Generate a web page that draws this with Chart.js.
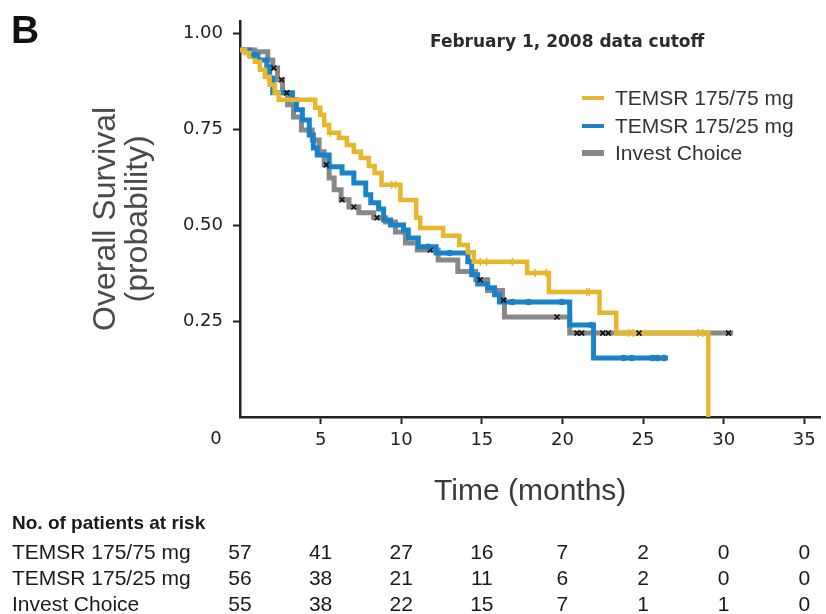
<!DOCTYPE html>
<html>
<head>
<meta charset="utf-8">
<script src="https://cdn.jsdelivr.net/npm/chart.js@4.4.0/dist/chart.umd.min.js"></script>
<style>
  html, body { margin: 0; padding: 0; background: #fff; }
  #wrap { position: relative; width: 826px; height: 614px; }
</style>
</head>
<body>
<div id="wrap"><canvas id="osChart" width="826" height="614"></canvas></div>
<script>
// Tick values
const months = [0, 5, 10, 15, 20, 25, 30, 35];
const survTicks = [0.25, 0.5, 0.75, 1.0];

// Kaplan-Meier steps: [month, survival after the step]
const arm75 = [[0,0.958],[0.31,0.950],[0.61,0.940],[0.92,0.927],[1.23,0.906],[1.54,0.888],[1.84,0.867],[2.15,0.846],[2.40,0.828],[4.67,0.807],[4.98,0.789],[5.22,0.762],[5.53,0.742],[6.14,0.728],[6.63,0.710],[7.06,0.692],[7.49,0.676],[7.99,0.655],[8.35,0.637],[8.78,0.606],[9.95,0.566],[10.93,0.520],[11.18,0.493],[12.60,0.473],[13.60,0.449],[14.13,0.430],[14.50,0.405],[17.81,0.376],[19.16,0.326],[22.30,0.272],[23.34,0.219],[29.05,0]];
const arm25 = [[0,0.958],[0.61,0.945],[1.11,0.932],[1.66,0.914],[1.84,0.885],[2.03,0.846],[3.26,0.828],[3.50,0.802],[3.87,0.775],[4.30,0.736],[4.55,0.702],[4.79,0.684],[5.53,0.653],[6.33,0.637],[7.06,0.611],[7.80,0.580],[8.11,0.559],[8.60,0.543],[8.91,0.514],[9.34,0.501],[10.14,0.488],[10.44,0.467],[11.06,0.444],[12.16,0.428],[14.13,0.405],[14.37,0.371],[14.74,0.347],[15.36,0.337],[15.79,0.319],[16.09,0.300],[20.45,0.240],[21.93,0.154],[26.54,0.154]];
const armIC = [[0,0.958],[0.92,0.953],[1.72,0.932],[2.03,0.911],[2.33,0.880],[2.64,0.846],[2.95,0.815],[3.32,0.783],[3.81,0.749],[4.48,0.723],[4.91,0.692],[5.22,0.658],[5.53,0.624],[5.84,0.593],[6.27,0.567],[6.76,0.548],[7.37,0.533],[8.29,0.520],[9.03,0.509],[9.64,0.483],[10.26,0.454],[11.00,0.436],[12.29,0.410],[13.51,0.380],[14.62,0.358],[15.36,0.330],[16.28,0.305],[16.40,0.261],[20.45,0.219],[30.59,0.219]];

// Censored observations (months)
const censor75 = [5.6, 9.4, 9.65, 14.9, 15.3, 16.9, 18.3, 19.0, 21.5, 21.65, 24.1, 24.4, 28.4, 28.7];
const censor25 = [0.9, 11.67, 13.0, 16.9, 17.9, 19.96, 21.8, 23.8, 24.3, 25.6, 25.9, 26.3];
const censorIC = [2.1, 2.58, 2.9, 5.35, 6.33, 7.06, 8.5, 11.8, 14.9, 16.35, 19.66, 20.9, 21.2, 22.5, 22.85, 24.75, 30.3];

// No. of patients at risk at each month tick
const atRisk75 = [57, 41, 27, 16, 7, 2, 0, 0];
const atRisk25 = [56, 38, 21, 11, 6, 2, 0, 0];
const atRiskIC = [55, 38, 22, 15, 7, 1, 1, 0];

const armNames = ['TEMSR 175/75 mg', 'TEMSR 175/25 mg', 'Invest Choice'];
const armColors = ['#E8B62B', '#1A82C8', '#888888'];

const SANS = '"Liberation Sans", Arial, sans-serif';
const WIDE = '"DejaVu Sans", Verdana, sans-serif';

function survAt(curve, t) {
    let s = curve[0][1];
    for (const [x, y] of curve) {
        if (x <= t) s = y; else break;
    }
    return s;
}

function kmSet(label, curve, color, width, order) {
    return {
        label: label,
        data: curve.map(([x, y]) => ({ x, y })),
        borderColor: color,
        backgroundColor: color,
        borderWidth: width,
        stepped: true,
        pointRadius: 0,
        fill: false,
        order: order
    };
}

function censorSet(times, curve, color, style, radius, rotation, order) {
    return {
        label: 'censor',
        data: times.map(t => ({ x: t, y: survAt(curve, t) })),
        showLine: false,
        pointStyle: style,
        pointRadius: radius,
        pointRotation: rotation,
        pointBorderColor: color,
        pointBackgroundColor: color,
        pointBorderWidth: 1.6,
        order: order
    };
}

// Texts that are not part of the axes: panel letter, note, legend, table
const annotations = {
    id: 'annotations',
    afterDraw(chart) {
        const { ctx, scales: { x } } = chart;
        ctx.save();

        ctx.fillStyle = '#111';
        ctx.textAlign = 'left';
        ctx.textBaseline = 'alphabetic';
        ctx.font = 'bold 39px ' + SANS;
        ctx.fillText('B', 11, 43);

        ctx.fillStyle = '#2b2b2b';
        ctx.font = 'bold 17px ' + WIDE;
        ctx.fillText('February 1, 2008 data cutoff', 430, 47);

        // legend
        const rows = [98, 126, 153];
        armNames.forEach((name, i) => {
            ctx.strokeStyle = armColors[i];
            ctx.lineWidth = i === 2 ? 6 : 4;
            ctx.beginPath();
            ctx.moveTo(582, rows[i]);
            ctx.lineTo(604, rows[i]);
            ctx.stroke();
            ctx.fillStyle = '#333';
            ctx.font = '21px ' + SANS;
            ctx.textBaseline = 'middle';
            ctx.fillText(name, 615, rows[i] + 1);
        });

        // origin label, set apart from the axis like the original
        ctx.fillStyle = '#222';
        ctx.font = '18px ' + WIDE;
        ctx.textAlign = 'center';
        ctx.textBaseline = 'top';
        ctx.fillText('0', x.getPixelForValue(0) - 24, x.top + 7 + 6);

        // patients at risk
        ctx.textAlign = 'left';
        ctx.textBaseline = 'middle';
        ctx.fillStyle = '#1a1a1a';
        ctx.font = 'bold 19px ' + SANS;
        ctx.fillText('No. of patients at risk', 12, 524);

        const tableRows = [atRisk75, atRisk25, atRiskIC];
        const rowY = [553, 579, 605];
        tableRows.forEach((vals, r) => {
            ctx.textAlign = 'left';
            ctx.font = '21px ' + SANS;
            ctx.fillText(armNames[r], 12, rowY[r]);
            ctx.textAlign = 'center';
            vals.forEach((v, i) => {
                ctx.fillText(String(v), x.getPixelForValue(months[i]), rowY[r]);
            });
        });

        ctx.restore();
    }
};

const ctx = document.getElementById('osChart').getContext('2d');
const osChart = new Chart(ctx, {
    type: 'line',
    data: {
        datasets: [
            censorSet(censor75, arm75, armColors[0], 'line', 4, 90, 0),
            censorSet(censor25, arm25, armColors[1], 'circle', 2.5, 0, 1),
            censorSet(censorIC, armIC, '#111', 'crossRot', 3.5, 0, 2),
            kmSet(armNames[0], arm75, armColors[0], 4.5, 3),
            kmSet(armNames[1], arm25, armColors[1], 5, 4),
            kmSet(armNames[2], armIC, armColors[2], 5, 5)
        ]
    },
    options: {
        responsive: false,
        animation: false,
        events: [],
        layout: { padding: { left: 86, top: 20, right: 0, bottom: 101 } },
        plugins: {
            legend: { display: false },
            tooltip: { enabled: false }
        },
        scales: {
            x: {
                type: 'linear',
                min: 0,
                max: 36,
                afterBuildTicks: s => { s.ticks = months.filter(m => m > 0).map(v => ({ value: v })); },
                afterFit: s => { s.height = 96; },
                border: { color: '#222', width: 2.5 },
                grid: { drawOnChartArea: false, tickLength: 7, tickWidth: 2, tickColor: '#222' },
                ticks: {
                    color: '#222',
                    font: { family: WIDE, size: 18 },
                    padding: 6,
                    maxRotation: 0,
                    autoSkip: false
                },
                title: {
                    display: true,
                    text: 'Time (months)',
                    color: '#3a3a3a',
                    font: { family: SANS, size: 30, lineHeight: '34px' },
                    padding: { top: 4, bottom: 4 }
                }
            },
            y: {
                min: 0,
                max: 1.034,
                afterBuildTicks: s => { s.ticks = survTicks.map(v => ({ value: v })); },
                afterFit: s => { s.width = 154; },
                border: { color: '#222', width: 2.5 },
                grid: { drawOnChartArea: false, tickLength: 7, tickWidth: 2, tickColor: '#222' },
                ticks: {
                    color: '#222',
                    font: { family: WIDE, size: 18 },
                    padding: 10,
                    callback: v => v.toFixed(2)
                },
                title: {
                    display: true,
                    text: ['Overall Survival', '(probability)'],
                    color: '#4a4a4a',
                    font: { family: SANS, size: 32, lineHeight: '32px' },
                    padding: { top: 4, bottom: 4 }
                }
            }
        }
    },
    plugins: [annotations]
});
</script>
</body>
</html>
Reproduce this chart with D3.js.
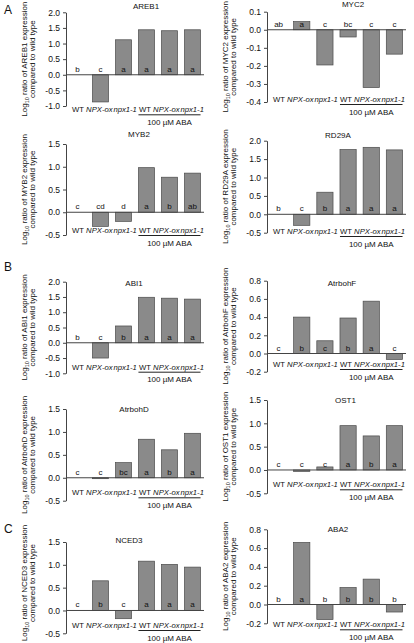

————————

Transcribe the entries from their first line to the line that holds "const survTicks = [0.25, 0.5, 0.75, 1.0];", both included, and skip every picture.

Generate a web page that draws this with Chart.js.
<!DOCTYPE html>
<html>
<head>
<meta charset="utf-8">
<script src="https://cdn.jsdelivr.net/npm/chart.js@4.4.0/dist/chart.umd.min.js"></script>
<style>
  html, body { margin: 0; padding: 0; background: #fff; }
  #wrap { position: relative; width: 826px; height: 614px; }
</style>
</head>
<body>
<div id="wrap"><canvas id="osChart" width="826" height="614"></canvas></div>
<script>
// Tick values
const months = [0, 5, 10, 15, 20, 25, 30, 35];
const survTicks = [0.25, 0.5, 0.75, 1.0];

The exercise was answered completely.